Canalys estimates that Apple is now the top smartphone vendor in China. But Mr. Jones said Canalys would explain how it reached this conclusion only to clients, not with the news media or competitors.

Kantar Worldpanel found slightly different results. It focused its research on so-called urban China — a portion of mainland China where smartphones are more commonplace. Kantar also found that Apple’s iOS gained at the expense of Android. But the firm found that Apple was the No. 2 vendor in the region, with about 21.5 percent of the market, behind the Chinese smartphone maker Xiaomi (29.2 percent) and ahead of Huawei and Samsung (about 12 percent each).

Whether Apple is No. 1 or No. 2, its growth in China has been remarkable. Just last October, the company was the No. 6 smartphone maker in China, behind Huawei, Lenovo, Samsung, Xiaomi and Yulong, according to Canalys.

Kantar Worldpanel also noted that about a quarter of the Chinese consumers who bought iPhones in the last three months were buying smartphones for the first time.

Carolina Milanesi, a Kantar analyst, said Apple’s introduction of the iPhone 6 and iPhone 6 Plus, which both have larger screens than previous iPhones, clearly drove the growth.

“The success that Apple is seeing is certainly coming from the larger screen,” she said.
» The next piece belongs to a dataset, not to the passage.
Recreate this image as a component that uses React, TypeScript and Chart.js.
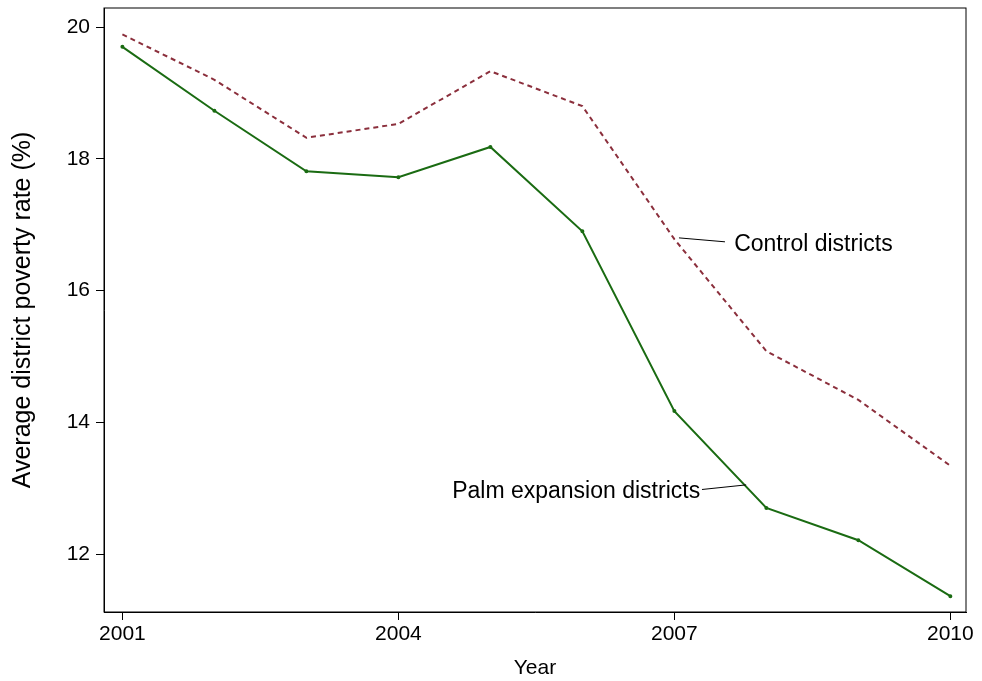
import React, { useEffect, useRef } from "react";
import { Chart, registerables } from "chart.js";
Chart.register(...registerables);

const years = [2001, 2002, 2003, 2004, 2005, 2006, 2007, 2008, 2009, 2010];
const palm = [19.7, 18.73, 17.81, 17.72, 18.18, 16.9, 14.17, 12.7, 12.21, 11.36];
const control = [19.89, 19.2, 18.32, 18.53, 19.33, 18.8, 16.78, 15.08, 14.34, 13.34];
const xTicks = [2001, 2004, 2007, 2010];
const yTicks = [12, 14, 16, 18, 20];

const FONT = "'Liberation Sans', Arial, sans-serif";

const framePlugin = {
  id: "frame",
  afterDraw(chart: any) {
    const { ctx, chartArea: a, scales } = chart;
    ctx.save();
    ctx.strokeStyle = "#000";
    ctx.lineWidth = 1;
    ctx.strokeRect(a.left, a.top, a.right - a.left, a.bottom - a.top);
    const x = scales.x, y = scales.y;
    ctx.font = `23px ${FONT}`;
    ctx.fillStyle = "#000";
    ctx.textBaseline = "middle";
    ctx.beginPath();
    ctx.moveTo(x.getPixelForValue(2007.05), y.getPixelForValue(16.8));
    ctx.lineTo(x.getPixelForValue(2007.55), y.getPixelForValue(16.74));
    ctx.stroke();
    ctx.textAlign = "left";
    ctx.fillText("Control districts", x.getPixelForValue(2007.65), y.getPixelForValue(16.7));
    ctx.beginPath();
    ctx.moveTo(x.getPixelForValue(2007.3), y.getPixelForValue(12.98));
    ctx.lineTo(x.getPixelForValue(2007.78), y.getPixelForValue(13.05));
    ctx.stroke();
    ctx.textAlign = "right";
    ctx.fillText("Palm expansion districts", x.getPixelForValue(2007.28), y.getPixelForValue(12.95));
    ctx.restore();
  },
};

export default function App() {
  const ref = useRef<HTMLCanvasElement>(null);
  useEffect(() => {
    document.body.style.margin = "0";
    const chart = new Chart(ref.current!, {
      type: "line",
      data: {
        datasets: [
          {
            data: years.map((y, i) => ({ x: y, y: control[i] })),
            borderColor: "#8b2f3c",
            borderDash: [5, 4],
            borderWidth: 2,
            pointRadius: 0,
          },
          {
            data: years.map((y, i) => ({ x: y, y: palm[i] })),
            borderColor: "#1a6b12",
            backgroundColor: "#1a6b12",
            borderWidth: 2,
            pointRadius: 1,
          },
        ],
      },
      options: {
        animation: false,
        responsive: false,
        layout: { padding: { top: 8, right: 16, left: 0, bottom: 0 } },
        plugins: { legend: { display: false }, tooltip: { enabled: false } },
        scales: {
          x: {
            type: "linear",
            min: 2000.8,
            max: 2010.17,
            afterBuildTicks: (s: any) => { s.ticks = xTicks.map((v) => ({ value: v })); },
            afterFit: (s: any) => { s.height = 69; s.paddingLeft = 0; s.paddingRight = 0; },
            grid: { display: true, drawOnChartArea: false, drawTicks: true, tickLength: 8, tickColor: "#000" } as any,
            border: { color: "#000" },
            ticks: { color: "#000", font: { family: FONT, size: 21 }, padding: 2, callback: (v: any) => String(v), maxRotation: 0 },
            title: { display: true, text: "Year", color: "#000", font: { family: FONT, size: 21 }, padding: { top: -6, bottom: 0 } },
          },
          y: {
            min: 11.12,
            max: 20.29,
            afterBuildTicks: (s: any) => { s.ticks = yTicks.map((v) => ({ value: v })); },
            afterFit: (s: any) => { s.width = 104; s.paddingTop = 0; s.paddingBottom = 0; },
            grid: { display: true, drawOnChartArea: false, drawTicks: true, tickLength: 8, tickColor: "#000" } as any,
            border: { color: "#000" },
            ticks: { color: "#000", font: { family: FONT, size: 21 }, padding: 6 },
            title: { display: true, text: "Average district poverty rate (%)", color: "#000", font: { family: FONT, size: 25 }, padding: { top: 8, bottom: 0 } },
          },
        },
      },
      plugins: [framePlugin],
    });
    return () => chart.destroy();
  }, []);
  return <canvas ref={ref} width={982} height={681} style={{ display: "block" }} />;
}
She added that sales there of the larger iPhone 6 Plus surpassed sales of the iPhone 6 in December.

Timothy D. Cook, Apple’s chief executive, said recently that it was only a matter of time until the majority of the company’s sales would come from China. The company plans to open 25 retail stores in greater China over the next two years, adding to the 15 stores it now operates in the area.